@ConRtist: LOL! Apparently all the weirdest wedding gifts come from Japan… I, too, can say my weirdest (but also some of the awesomest!) ones came from there.
I lived in Japan on an extremely rural island for two years. I was an English teacher at the public schools. I taught everyone from preschool through high school, plus an adult English class made up mostly of adorable little grannies.
I knew I wanted to invite all my Japanese friends to my wedding, since they are a huge part of my life and who I am today, but I didn’t really expect any of them would make the journey from their insanely rural island to Dallas (which takes, on average, about thirty-seven hours to complete). DH and I were thrilled, though, when we discovered that my BFF, her husband, their two little girls, and three of the grannies would be able to come.
The Tuesday before the wedding, I went to the airport and picked them up, and I was SO EXCITED to see them. It had been a year and a half since I moved back home, and I had missed them so much. We got them to the hotel and settled into their rooms, and then Darling Husband got off work and came over to meet us.
When he arrived, they immediately brought us into the room of one of the grannies, and she had one of her massive suitcases splayed open across the bed. It was absolutely bursting with gifts – I felt like they had brought something from every single person on the entire island!
There were lots of really nice, fairly normal gifts, as well as letters and notes and other such things. However, they saved the best for last.
Before I tell you about these gifts, I need to explain a bit of Japanese culture to you. There’s a saying in Japan that women are like Christmas cakes: no one wants them after the 25th. In other words, in Japan, you’re an old maid at 26. You’re REALLY supposed to get married and start making babies earlier than that.

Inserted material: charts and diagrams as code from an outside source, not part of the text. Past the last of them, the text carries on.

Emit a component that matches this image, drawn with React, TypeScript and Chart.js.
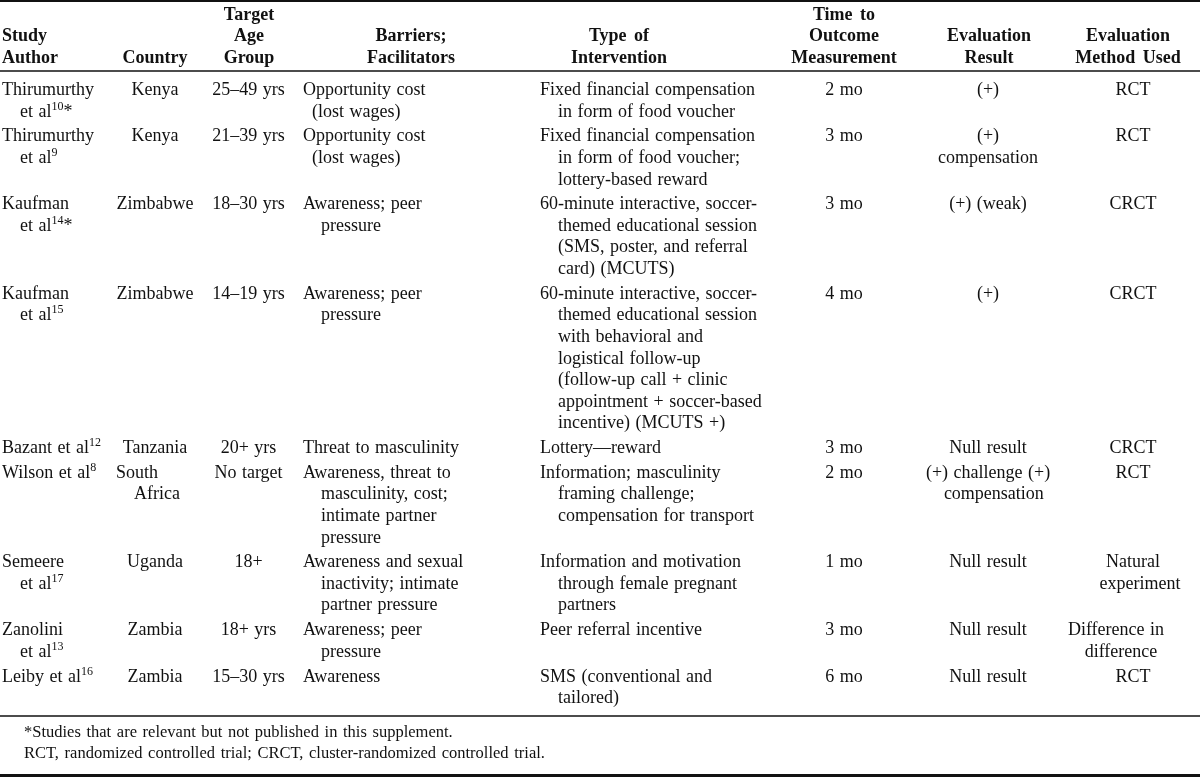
import React, { useEffect, useRef } from "react";
import { Chart, registerables } from "chart.js";

Chart.register(...registerables);

const W = 1200;
const H = 778;

// ---- table content ----
const headerCells: string[][] = [
  ["Study", "Author"],
  ["Country"],
  ["Target", "Age", "Group"],
  ["Barriers;", "Facilitators"],
  ["Type of", "Intervention"],
  ["Time to", "Outcome", "Measurement"],
  ["Evaluation", "Result"],
  ["Evaluation", "Method Used"],
];

const studyAuthors: string[][] = [
  ["Thirumurthy", "et al^{10}*"],
  ["Thirumurthy", "et al^{9}"],
  ["Kaufman", "et al^{14}*"],
  ["Kaufman", "et al^{15}"],
  ["Bazant et al^{12}"],
  ["Wilson et al^{8}"],
  ["Semeere", "et al^{17}"],
  ["Zanolini", "et al^{13}"],
  ["Leiby et al^{16}"],
];

const countries: string[][] = [
  ["Kenya"], ["Kenya"], ["Zimbabwe"], ["Zimbabwe"], ["Tanzania"],
  ["South", "Africa"], ["Uganda"], ["Zambia"], ["Zambia"],
];

const ageGroups: string[][] = [
  ["25–49 yrs"], ["21–39 yrs"], ["18–30 yrs"], ["14–19 yrs"], ["20+ yrs"],
  ["No target"], ["18+"], ["18+ yrs"], ["15–30 yrs"],
];

const barriers: string[][] = [
  ["Opportunity cost", "(lost wages)"],
  ["Opportunity cost", "(lost wages)"],
  ["Awareness; peer", "pressure"],
  ["Awareness; peer", "pressure"],
  ["Threat to masculinity"],
  ["Awareness, threat to", "masculinity, cost;", "intimate partner", "pressure"],
  ["Awareness and sexual", "inactivity; intimate", "partner pressure"],
  ["Awareness; peer", "pressure"],
  ["Awareness"],
];

const interventions: string[][] = [
  ["Fixed financial compensation", "in form of food voucher"],
  ["Fixed financial compensation", "in form of food voucher;", "lottery-based reward"],
  ["60-minute interactive, soccer-", "themed educational session", "(SMS, poster, and referral", "card) (MCUTS)"],
  ["60-minute interactive, soccer-", "themed educational session", "with behavioral and", "logistical follow-up", "(follow-up call + clinic", "appointment + soccer-based", "incentive) (MCUTS +)"],
  ["Lottery—reward"],
  ["Information; masculinity", "framing challenge;", "compensation for transport"],
  ["Information and motivation", "through female pregnant", "partners"],
  ["Peer referral incentive"],
  ["SMS (conventional and", "tailored)"],
];

const timeToOutcome: string[][] = [
  ["2 mo"], ["3 mo"], ["3 mo"], ["4 mo"], ["3 mo"], ["2 mo"], ["1 mo"], ["3 mo"], ["6 mo"],
];

const evalResults: string[][] = [
  ["(+)"], ["(+)", "compensation"], ["(+) (weak)"], ["(+)"], ["Null result"],
  ["(+) challenge (+)", "compensation"], ["Null result"], ["Null result"], ["Null result"],
];

const evalMethods: string[][] = [
  ["RCT"], ["RCT"], ["CRCT"], ["CRCT"], ["CRCT"], ["RCT"],
  ["Natural", "experiment"], ["Difference in", "difference"], ["RCT"],
];

const footnotes: string[] = [
  "*Studies that are relevant but not published in this supplement.",
  "RCT, randomized controlled trial; CRCT, cluster-randomized controlled trial.",
];

// ---- layout ----
// cells laid out as a centred block with a hanging indent [row, column]
const hangingCells: [number, number][] = [[5, 1], [5, 6]];
// small typesetting nudges, "row,col,line" -> dx (px)
const lineNudges: Record<string, number> = {
  "0,3,1": -9,
  "1,3,1": -9,
  "5,1,0": -7,
  "5,1,1": -7,
  "6,7,1": 7,
  "7,7,0": -17,
  "7,7,1": -12,
};

const columns = [studyAuthors, countries, ageGroups, barriers, interventions, timeToOutcome, evalResults, evalMethods];
const colAnchor = [2, 155, 248.5, 303, 540, 844, 988, 1133];
const colAlign = ["left", "center", "center", "left", "left", "center", "center", "center"];
const headerAnchor = [2, 155, 249, 411, 619, 844, 989, 1128];
const INDENT = 18;
const LINE_H = 21.55;
const ROW_GAP = 3.3;
const FIRST_BASELINE = 95;
const HEADER_LAST_BASELINE = 63;
const FONT_FAMILY = '"Liberation Serif", "Times New Roman", serif';
const BODY_SIZE = 18;
const SUP_SIZE = 12;
const FOOT_SIZE = 16.5;
const BODY_WS = 1;
const HEAD_WS = 3;
const FOOT_WS = 1.5;
const INK = "#111";

type Seg = { t: string; sup: boolean };
function parseRich(s: string): Seg[] {
  const out: Seg[] = [];
  const re = /\^\{([^}]*)\}/g;
  let last = 0;
  let m: RegExpExecArray | null;
  while ((m = re.exec(s))) {
    if (m.index > last) out.push({ t: s.slice(last, m.index), sup: false });
    out.push({ t: m[1], sup: true });
    last = m.index + m[0].length;
  }
  if (last < s.length) out.push({ t: s.slice(last), sup: false });
  return out;
}

function segWidth(ctx: CanvasRenderingContext2D, t: string, ws: number) {
  const spaces = (t.match(/ /g) || []).length;
  return ctx.measureText(t).width + spaces * ws;
}

function richWidth(ctx: CanvasRenderingContext2D, s: string, weight: string, size: number, ws: number) {
  let w = 0;
  for (const seg of parseRich(s)) {
    ctx.font = `${weight} ${seg.sup ? SUP_SIZE : size}px ${FONT_FAMILY}`;
    w += segWidth(ctx, seg.t, ws);
  }
  return w;
}

function drawRich(ctx: CanvasRenderingContext2D, s: string, x: number, y: number, weight: string, size: number, ws: number) {
  let cx = x;
  ctx.textAlign = "left";
  ctx.textBaseline = "alphabetic";
  for (const seg of parseRich(s)) {
    ctx.font = `${weight} ${seg.sup ? SUP_SIZE : size}px ${FONT_FAMILY}`;
    const yy = seg.sup ? y - 7 : y;
    const words = seg.t.split(" ");
    const spaceW = ctx.measureText(" ").width + ws;
    words.forEach((wd, i) => {
      if (wd.length) ctx.fillText(wd, cx, yy);
      cx += ctx.measureText(wd).width;
      if (i < words.length - 1) cx += spaceW;
    });
  }
}

const tablePlugin = {
  id: "tableDraw",
  afterDraw(chart: any) {
    const ctx: CanvasRenderingContext2D = chart.ctx;
    const sx = chart.scales.x;
    const sy = chart.scales.y;
    const px = (v: number) => sx.getPixelForValue(v);
    const py = (v: number) => sy.getPixelForValue(v);
    ctx.save();
    ctx.fillStyle = INK;
    ctx.strokeStyle = INK;

    const rule = (y: number, w: number) => {
      ctx.lineWidth = w;
      ctx.beginPath();
      ctx.moveTo(px(0), py(y));
      ctx.lineTo(px(W), py(y));
      ctx.stroke();
    };

    // header
    headerCells.forEach((lines, c) => {
      lines.forEach((ln, i) => {
        const y = HEADER_LAST_BASELINE - (lines.length - 1 - i) * LINE_H;
        const w = richWidth(ctx, ln, "bold", BODY_SIZE, HEAD_WS);
        const x = c === 0 ? headerAnchor[c] : headerAnchor[c] - w / 2;
        drawRich(ctx, ln, px(x), py(y), "bold", BODY_SIZE, HEAD_WS);
      });
    });

    // body rows
    const nRows = studyAuthors.length;
    let base = FIRST_BASELINE;
    for (let r = 0; r < nRows; r++) {
      let nLines = 1;
      columns.forEach((col, c) => {
        const lines = col[r];
        nLines = Math.max(nLines, lines.length);
        const hang = hangingCells.some(([hr, hc]) => hr === r && hc === c);
        let blockX = 0;
        if (hang) {
          let bw = 0;
          lines.forEach((ln, i) => {
            bw = Math.max(bw, richWidth(ctx, ln, "normal", BODY_SIZE, BODY_WS) + (i > 0 ? INDENT : 0));
          });
          blockX = colAnchor[c] - bw / 2;
        }
        lines.forEach((ln, i) => {
          const y = base + i * LINE_H;
          const w = richWidth(ctx, ln, "normal", BODY_SIZE, BODY_WS);
          let x: number;
          if (hang) x = blockX + (i > 0 ? INDENT : 0);
          else if (colAlign[c] === "left") x = colAnchor[c] + (i > 0 ? INDENT : 0);
          else x = colAnchor[c] - w / 2;
          x += lineNudges[`${r},${c},${i}`] || 0;
          drawRich(ctx, ln, px(x), py(y), "normal", BODY_SIZE, BODY_WS);
        });
      });
      base = base + (nLines - 1) * LINE_H + LINE_H + ROW_GAP;
    }

    // rules
    rule(1, 2);
    rule(71, 1.5);
    rule(716, 1.5);
    rule(775.5, 3);

    // footnotes
    footnotes.forEach((f, i) => {
      drawRich(ctx, f, px(24), py(737 + i * 21), "normal", FOOT_SIZE, FOOT_WS);
    });
    ctx.restore();
  },
};

export default function App() {
  const ref = useRef<HTMLCanvasElement | null>(null);
  useEffect(() => {
    document.body.style.margin = "0";
    const canvas = ref.current;
    if (!canvas) return;
    const chart = new Chart(canvas, {
      type: "scatter",
      data: { datasets: [{ data: [], pointRadius: 0 }] },
      options: {
        animation: false,
        responsive: false,
        devicePixelRatio: 1,
        layout: { padding: 0 },
        plugins: { legend: { display: false }, tooltip: { enabled: false }, title: { display: false } },
        scales: {
          x: { type: "linear", min: 0, max: W, display: false },
          y: { type: "linear", min: 0, max: H, reverse: true, display: false },
        },
      },
      plugins: [tablePlugin],
    });
    return () => chart.destroy();
  }, []);
  return (
    <div style={{ position: "absolute", left: 0, top: 0, width: W, height: H, background: "#fff" }}>
      <canvas ref={ref} width={W} height={H} style={{ width: W, height: H, display: "block" }} />
    </div>
  );
}
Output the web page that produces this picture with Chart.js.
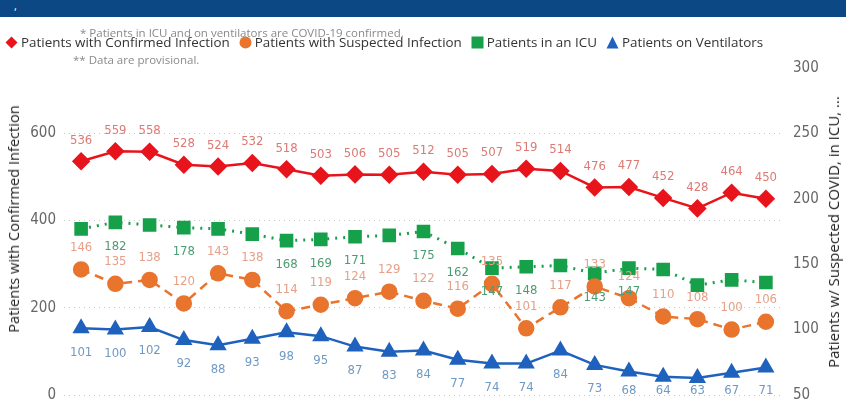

I was 23 when I left the island, and I frequently had people tell me that I needed to hurry up and get married before it was too late – after all, I was getting old! I also think that they just really wanted to have some little blonde babies to play with. Anyway, you can imagine how thrilled they were to hear that I was getting married and being saved from my terrible fate as an old maid – AND OMG, THEY MIGHT STILL GET LITTLE BLONDE BABIES TO PLAY WITH!
So. Anyway. The last presents. They started telling us that these were some really special ones, and I was pretty excited – though I honestly didn’t think the presents could get much more special than the awesome ones they had already given us.
First, they pulled out a beautifully knotted piece of rope, and they handed it to me. I had no clue what it was, so they pulled out some very, very old photos of a ship leaving harbour. They then explained that when I am in labour with our first child, I am to hold the rope in my hand. That way, just as a ship sails smoothly out of the harbour on its maiden voyage once the ropes holding it back are cut, the baby will sail smoothly out of my vagina and into the world.
Please note that this was all said in Japanese. My husband doesn’t speak Japanese. I had to translate it for him. That was a special bonding moment for the two of us, let me tell you.
…But it got better. Next, they pulled out this little beanbag thing that had a ceramic rat’s head attached to the front. They told me that I needed to display it somewhere in our bedroom. They explained that rats have tons and tons of babies, and so if we put the fake rat on display, we’d have all the babies just like the rat!
So then I got to explain in English to my husband that we had just gotten a Japanese fertility rat.
And then the best part. Finally, one of the ladies pulled out a pile of fabric. When she brought it closer for us to examine, we saw that it was a book made up of hand-stitched pages. She proudly announced that she and her craft group on the island had made it for us… or, more specifically, for our children on their third birthdays. It’s a child’s birthday book that has a bunch of cars and trucks carrying cupcakes, cookies, candies, etc. to a big table at the end that has a birthday cake. She was very insistent that this was for our children on their third birthdays.
Because if she’s not on the same continent to play with our tons and tons of smoothly sailing little blonde babies, then they will damn well play with her handicrafts.
They were by far our weirdest gifts, but they’re also some of the most awesome. They’re on proud display in our living room, and you know what? When we do have kids, that rope is coming to the hospital with me when it’s time to squirt those babies out.